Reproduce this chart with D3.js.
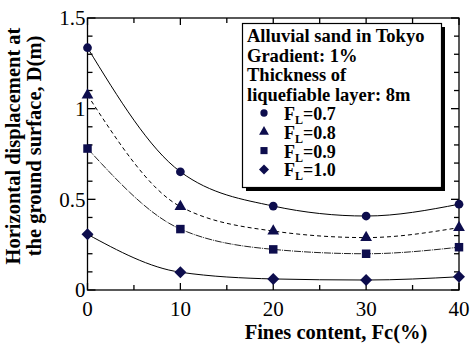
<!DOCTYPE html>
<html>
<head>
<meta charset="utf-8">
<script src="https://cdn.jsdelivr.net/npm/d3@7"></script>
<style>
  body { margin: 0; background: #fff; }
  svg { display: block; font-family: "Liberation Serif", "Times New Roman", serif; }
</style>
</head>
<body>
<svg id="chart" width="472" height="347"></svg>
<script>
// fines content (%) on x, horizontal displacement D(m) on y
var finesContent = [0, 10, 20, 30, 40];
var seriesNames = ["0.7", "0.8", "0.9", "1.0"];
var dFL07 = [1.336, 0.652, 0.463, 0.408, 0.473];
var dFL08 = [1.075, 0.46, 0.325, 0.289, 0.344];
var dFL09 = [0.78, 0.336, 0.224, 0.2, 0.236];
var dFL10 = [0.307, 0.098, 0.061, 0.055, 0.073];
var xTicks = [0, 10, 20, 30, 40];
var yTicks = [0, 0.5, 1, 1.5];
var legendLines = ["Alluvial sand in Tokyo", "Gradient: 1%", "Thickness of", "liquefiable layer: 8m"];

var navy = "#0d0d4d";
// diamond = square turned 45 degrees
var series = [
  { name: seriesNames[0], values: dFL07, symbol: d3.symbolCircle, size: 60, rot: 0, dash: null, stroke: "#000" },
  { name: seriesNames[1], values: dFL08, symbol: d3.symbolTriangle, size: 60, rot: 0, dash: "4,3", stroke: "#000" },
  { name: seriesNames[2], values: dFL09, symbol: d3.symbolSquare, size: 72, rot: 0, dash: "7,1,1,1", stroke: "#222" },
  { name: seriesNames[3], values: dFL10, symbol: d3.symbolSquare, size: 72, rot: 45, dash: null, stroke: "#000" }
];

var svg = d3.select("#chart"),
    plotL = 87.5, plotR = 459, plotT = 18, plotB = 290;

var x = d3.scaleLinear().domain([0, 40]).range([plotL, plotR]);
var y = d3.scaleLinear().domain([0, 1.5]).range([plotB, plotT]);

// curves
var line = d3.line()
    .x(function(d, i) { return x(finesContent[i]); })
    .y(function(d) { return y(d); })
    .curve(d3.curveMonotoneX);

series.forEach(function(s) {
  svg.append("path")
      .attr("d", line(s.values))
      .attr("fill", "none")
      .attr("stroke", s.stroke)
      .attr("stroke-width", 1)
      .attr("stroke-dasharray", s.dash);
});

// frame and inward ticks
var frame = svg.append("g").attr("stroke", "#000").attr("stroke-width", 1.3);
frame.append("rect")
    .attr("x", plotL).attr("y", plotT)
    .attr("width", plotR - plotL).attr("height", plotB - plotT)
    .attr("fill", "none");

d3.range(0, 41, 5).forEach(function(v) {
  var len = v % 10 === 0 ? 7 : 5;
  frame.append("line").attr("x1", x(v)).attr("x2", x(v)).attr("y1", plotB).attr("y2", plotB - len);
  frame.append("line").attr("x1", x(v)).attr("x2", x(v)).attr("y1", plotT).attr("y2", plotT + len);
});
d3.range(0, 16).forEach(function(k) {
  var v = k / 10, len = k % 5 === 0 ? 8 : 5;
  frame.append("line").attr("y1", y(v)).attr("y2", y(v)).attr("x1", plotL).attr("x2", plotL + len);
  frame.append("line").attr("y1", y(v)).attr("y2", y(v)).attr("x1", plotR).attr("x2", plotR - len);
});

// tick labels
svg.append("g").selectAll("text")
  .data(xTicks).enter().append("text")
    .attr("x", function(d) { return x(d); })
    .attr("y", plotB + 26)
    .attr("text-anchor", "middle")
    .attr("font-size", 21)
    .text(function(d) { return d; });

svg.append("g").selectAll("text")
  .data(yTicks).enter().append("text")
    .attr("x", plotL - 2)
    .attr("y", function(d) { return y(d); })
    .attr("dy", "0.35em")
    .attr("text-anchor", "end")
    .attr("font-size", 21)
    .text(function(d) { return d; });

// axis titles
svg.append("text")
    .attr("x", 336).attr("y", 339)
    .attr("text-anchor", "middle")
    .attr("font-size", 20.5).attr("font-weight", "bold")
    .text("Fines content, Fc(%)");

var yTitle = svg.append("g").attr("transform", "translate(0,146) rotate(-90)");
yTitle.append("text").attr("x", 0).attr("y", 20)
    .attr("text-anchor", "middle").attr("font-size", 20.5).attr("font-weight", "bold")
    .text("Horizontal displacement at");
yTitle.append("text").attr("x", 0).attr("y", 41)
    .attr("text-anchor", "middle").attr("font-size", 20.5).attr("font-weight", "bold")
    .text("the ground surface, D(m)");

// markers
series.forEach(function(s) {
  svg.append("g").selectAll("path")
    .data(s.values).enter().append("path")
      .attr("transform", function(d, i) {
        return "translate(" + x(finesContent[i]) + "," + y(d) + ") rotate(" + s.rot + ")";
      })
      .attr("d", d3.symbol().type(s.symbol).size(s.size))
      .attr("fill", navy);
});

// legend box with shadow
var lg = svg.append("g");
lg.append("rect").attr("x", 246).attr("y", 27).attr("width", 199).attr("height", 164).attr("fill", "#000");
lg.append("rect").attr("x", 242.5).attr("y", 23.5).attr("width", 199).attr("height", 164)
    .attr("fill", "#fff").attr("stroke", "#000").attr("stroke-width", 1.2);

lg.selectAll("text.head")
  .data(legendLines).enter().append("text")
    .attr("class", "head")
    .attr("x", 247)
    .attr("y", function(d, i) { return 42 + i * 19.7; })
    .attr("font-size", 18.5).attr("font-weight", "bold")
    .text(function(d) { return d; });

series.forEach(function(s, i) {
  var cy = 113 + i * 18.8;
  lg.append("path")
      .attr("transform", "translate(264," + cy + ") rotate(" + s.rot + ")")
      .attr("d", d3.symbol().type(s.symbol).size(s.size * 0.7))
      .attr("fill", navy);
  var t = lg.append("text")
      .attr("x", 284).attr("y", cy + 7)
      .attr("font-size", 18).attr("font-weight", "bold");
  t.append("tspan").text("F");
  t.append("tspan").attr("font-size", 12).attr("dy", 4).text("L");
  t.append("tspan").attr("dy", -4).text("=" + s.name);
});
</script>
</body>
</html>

^^^^^^^^

■ Goal ■
With the pictures left out, restate word for word every line of the data above, from the first down to the line that contains "var y = d3.scaleLinear().domain([0, 1.5]).range([plotB, plotT]);".

■ Solution to this task ■
Reproduce this chart with D3.js.
<!DOCTYPE html>
<html>
<head>
<meta charset="utf-8">
<script src="https://cdn.jsdelivr.net/npm/d3@7"></script>
<style>
  body { margin: 0; background: #fff; }
  svg { display: block; font-family: "Liberation Serif", "Times New Roman", serif; }
</style>
</head>
<body>
<svg id="chart" width="472" height="347"></svg>
<script>
// fines content (%) on x, horizontal displacement D(m) on y
var finesContent = [0, 10, 20, 30, 40];
var seriesNames = ["0.7", "0.8", "0.9", "1.0"];
var dFL07 = [1.336, 0.652, 0.463, 0.408, 0.473];
var dFL08 = [1.075, 0.46, 0.325, 0.289, 0.344];
var dFL09 = [0.78, 0.336, 0.224, 0.2, 0.236];
var dFL10 = [0.307, 0.098, 0.061, 0.055, 0.073];
var xTicks = [0, 10, 20, 30, 40];
var yTicks = [0, 0.5, 1, 1.5];
var legendLines = ["Alluvial sand in Tokyo", "Gradient: 1%", "Thickness of", "liquefiable layer: 8m"];

var navy = "#0d0d4d";
// diamond = square turned 45 degrees
var series = [
  { name: seriesNames[0], values: dFL07, symbol: d3.symbolCircle, size: 60, rot: 0, dash: null, stroke: "#000" },
  { name: seriesNames[1], values: dFL08, symbol: d3.symbolTriangle, size: 60, rot: 0, dash: "4,3", stroke: "#000" },
  { name: seriesNames[2], values: dFL09, symbol: d3.symbolSquare, size: 72, rot: 0, dash: "7,1,1,1", stroke: "#222" },
  { name: seriesNames[3], values: dFL10, symbol: d3.symbolSquare, size: 72, rot: 45, dash: null, stroke: "#000" }
];

var svg = d3.select("#chart"),
    plotL = 87.5, plotR = 459, plotT = 18, plotB = 290;

var x = d3.scaleLinear().domain([0, 40]).range([plotL, plotR]);
var y = d3.scaleLinear().domain([0, 1.5]).range([plotB, plotT]);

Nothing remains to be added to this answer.